_CHALLENGE:_
Word for word, transcribe the lines below and drop the pictures.

_SOURCE MATERIAL:_
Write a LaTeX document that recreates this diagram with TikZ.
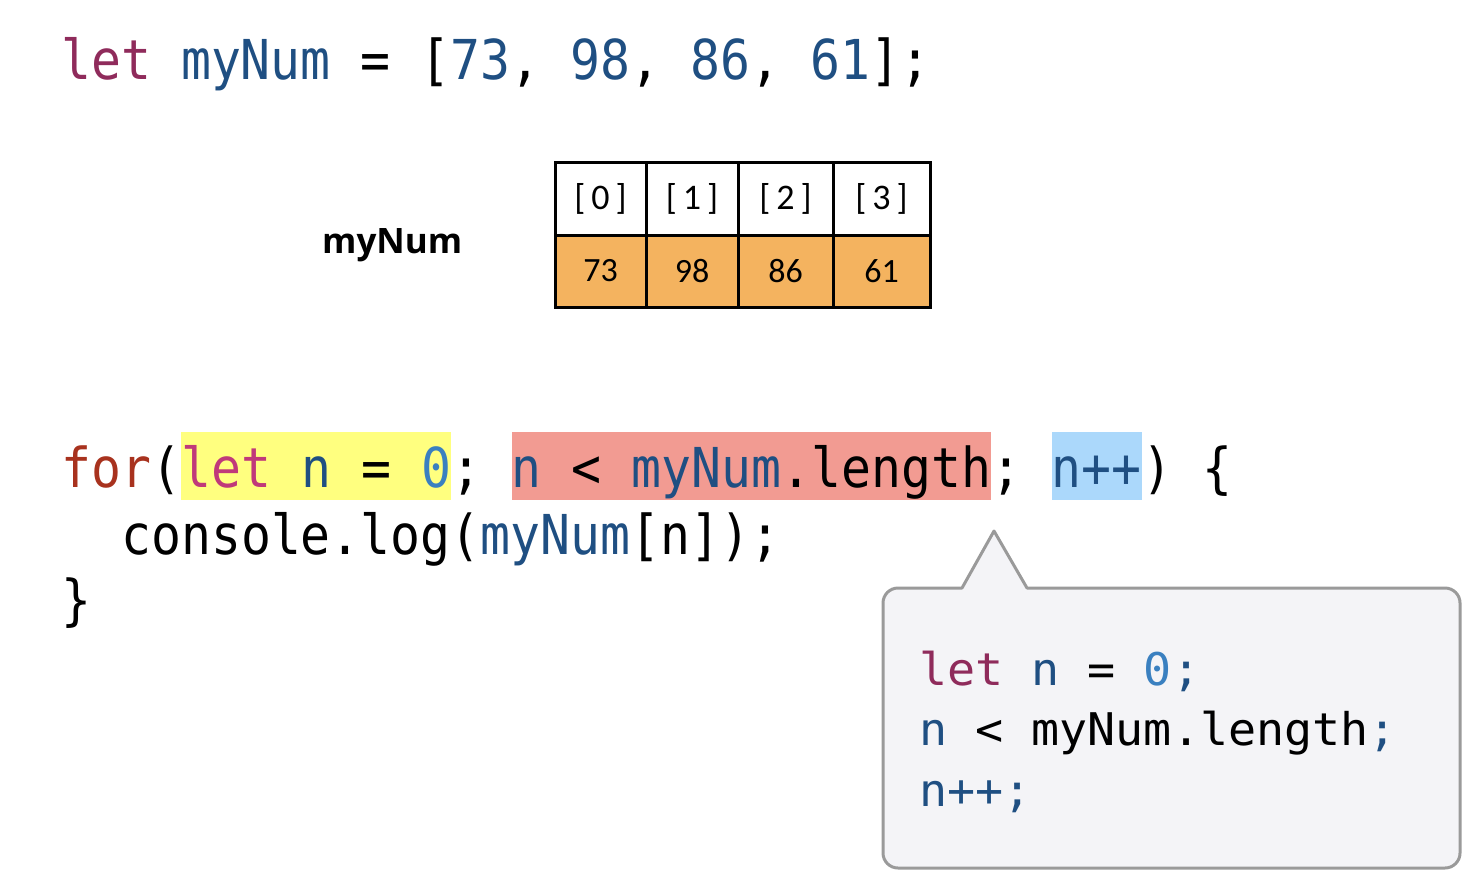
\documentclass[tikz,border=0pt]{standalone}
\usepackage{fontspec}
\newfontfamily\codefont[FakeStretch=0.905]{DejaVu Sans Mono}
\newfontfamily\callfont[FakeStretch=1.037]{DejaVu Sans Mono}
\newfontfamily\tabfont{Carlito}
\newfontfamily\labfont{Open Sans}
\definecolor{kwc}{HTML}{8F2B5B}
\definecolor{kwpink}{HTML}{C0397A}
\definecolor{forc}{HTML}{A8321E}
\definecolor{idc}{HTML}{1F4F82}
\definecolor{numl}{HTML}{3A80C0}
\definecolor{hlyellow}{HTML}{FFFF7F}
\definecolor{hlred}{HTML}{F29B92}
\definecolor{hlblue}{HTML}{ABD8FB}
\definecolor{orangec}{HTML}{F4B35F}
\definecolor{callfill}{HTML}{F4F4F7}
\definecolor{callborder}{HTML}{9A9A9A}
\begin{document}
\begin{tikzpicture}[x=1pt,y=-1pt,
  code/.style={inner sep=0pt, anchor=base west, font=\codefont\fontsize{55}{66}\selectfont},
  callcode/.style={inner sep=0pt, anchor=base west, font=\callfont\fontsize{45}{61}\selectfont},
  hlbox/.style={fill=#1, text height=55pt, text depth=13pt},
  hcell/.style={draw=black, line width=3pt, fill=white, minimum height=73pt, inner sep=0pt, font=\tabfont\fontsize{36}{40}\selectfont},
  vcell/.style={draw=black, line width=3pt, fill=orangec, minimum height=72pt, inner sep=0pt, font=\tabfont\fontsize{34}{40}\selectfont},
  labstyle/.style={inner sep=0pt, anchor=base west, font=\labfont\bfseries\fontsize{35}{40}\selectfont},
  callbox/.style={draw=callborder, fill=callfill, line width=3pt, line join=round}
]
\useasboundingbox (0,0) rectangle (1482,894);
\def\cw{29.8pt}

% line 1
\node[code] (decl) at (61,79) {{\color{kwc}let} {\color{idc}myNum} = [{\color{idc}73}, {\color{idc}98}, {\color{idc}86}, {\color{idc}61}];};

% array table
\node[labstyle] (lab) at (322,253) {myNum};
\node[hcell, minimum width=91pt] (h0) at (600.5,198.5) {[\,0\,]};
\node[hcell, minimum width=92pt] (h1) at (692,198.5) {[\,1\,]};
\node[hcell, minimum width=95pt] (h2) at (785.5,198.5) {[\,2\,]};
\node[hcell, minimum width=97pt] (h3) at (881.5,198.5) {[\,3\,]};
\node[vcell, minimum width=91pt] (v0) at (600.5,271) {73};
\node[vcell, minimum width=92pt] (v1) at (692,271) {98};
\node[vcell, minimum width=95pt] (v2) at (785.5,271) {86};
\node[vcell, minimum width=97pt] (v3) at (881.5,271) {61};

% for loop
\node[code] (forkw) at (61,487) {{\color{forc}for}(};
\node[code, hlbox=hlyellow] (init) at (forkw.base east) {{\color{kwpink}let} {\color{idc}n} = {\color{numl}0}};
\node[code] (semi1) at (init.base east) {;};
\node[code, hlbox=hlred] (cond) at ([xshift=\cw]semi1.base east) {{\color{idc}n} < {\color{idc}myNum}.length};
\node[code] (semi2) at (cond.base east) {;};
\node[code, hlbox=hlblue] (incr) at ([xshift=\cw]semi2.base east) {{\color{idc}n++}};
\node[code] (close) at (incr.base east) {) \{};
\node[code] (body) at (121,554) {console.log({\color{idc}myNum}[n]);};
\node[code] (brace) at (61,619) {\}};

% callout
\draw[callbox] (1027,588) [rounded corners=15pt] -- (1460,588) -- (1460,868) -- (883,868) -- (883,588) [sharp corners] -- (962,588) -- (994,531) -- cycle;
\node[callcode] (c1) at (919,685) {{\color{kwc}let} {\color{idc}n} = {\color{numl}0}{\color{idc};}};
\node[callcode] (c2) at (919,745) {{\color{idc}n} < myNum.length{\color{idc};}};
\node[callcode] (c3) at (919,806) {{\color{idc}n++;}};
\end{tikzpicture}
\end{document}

_SOLUTION TO THIS TASK:_
Write a LaTeX document that recreates this diagram with TikZ.
\documentclass[tikz,border=0pt]{standalone}
\usepackage{fontspec}
\newfontfamily\codefont[FakeStretch=0.905]{DejaVu Sans Mono}
\newfontfamily\callfont[FakeStretch=1.037]{DejaVu Sans Mono}
\newfontfamily\tabfont{Carlito}
\newfontfamily\labfont{Open Sans}
\definecolor{kwc}{HTML}{8F2B5B}
\definecolor{kwpink}{HTML}{C0397A}
\definecolor{forc}{HTML}{A8321E}
\definecolor{idc}{HTML}{1F4F82}
\definecolor{numl}{HTML}{3A80C0}
\definecolor{hlyellow}{HTML}{FFFF7F}
\definecolor{hlred}{HTML}{F29B92}
\definecolor{hlblue}{HTML}{ABD8FB}
\definecolor{orangec}{HTML}{F4B35F}
\definecolor{callfill}{HTML}{F4F4F7}
\definecolor{callborder}{HTML}{9A9A9A}
\begin{document}
\begin{tikzpicture}[x=1pt,y=-1pt,
  code/.style={inner sep=0pt, anchor=base west, font=\codefont\fontsize{55}{66}\selectfont},
  callcode/.style={inner sep=0pt, anchor=base west, font=\callfont\fontsize{45}{61}\selectfont},
  hlbox/.style={fill=#1, text height=55pt, text depth=13pt},
  hcell/.style={draw=black, line width=3pt, fill=white, minimum height=73pt, inner sep=0pt, font=\tabfont\fontsize{36}{40}\selectfont},
  vcell/.style={draw=black, line width=3pt, fill=orangec, minimum height=72pt, inner sep=0pt, font=\tabfont\fontsize{34}{40}\selectfont},
  labstyle/.style={inner sep=0pt, anchor=base west, font=\labfont\bfseries\fontsize{35}{40}\selectfont},
  callbox/.style={draw=callborder, fill=callfill, line width=3pt, line join=round}
]
\useasboundingbox (0,0) rectangle (1482,894);
\def\cw{29.8pt}

% line 1
\node[code] (decl) at (61,79) {{\color{kwc}let} {\color{idc}myNum} = [{\color{idc}73}, {\color{idc}98}, {\color{idc}86}, {\color{idc}61}];};

% array table
\node[labstyle] (lab) at (322,253) {myNum};
\node[hcell, minimum width=91pt] (h0) at (600.5,198.5) {[\,0\,]};
\node[hcell, minimum width=92pt] (h1) at (692,198.5) {[\,1\,]};
\node[hcell, minimum width=95pt] (h2) at (785.5,198.5) {[\,2\,]};
\node[hcell, minimum width=97pt] (h3) at (881.5,198.5) {[\,3\,]};
\node[vcell, minimum width=91pt] (v0) at (600.5,271) {73};
\node[vcell, minimum width=92pt] (v1) at (692,271) {98};
\node[vcell, minimum width=95pt] (v2) at (785.5,271) {86};
\node[vcell, minimum width=97pt] (v3) at (881.5,271) {61};

% for loop
\node[code] (forkw) at (61,487) {{\color{forc}for}(};
\node[code, hlbox=hlyellow] (init) at (forkw.base east) {{\color{kwpink}let} {\color{idc}n} = {\color{numl}0}};
\node[code] (semi1) at (init.base east) {;};
\node[code, hlbox=hlred] (cond) at ([xshift=\cw]semi1.base east) {{\color{idc}n} < {\color{idc}myNum}.length};
\node[code] (semi2) at (cond.base east) {;};
\node[code, hlbox=hlblue] (incr) at ([xshift=\cw]semi2.base east) {{\color{idc}n++}};
\node[code] (close) at (incr.base east) {) \{};
\node[code] (body) at (121,554) {console.log({\color{idc}myNum}[n]);};
\node[code] (brace) at (61,619) {\}};

% callout
\draw[callbox] (1027,588) [rounded corners=15pt] -- (1460,588) -- (1460,868) -- (883,868) -- (883,588) [sharp corners] -- (962,588) -- (994,531) -- cycle;
\node[callcode] (c1) at (919,685) {{\color{kwc}let} {\color{idc}n} = {\color{numl}0}{\color{idc};}};
\node[callcode] (c2) at (919,745) {{\color{idc}n} < myNum.length{\color{idc};}};
\node[callcode] (c3) at (919,806) {{\color{idc}n++;}};
\end{tikzpicture}
\end{document}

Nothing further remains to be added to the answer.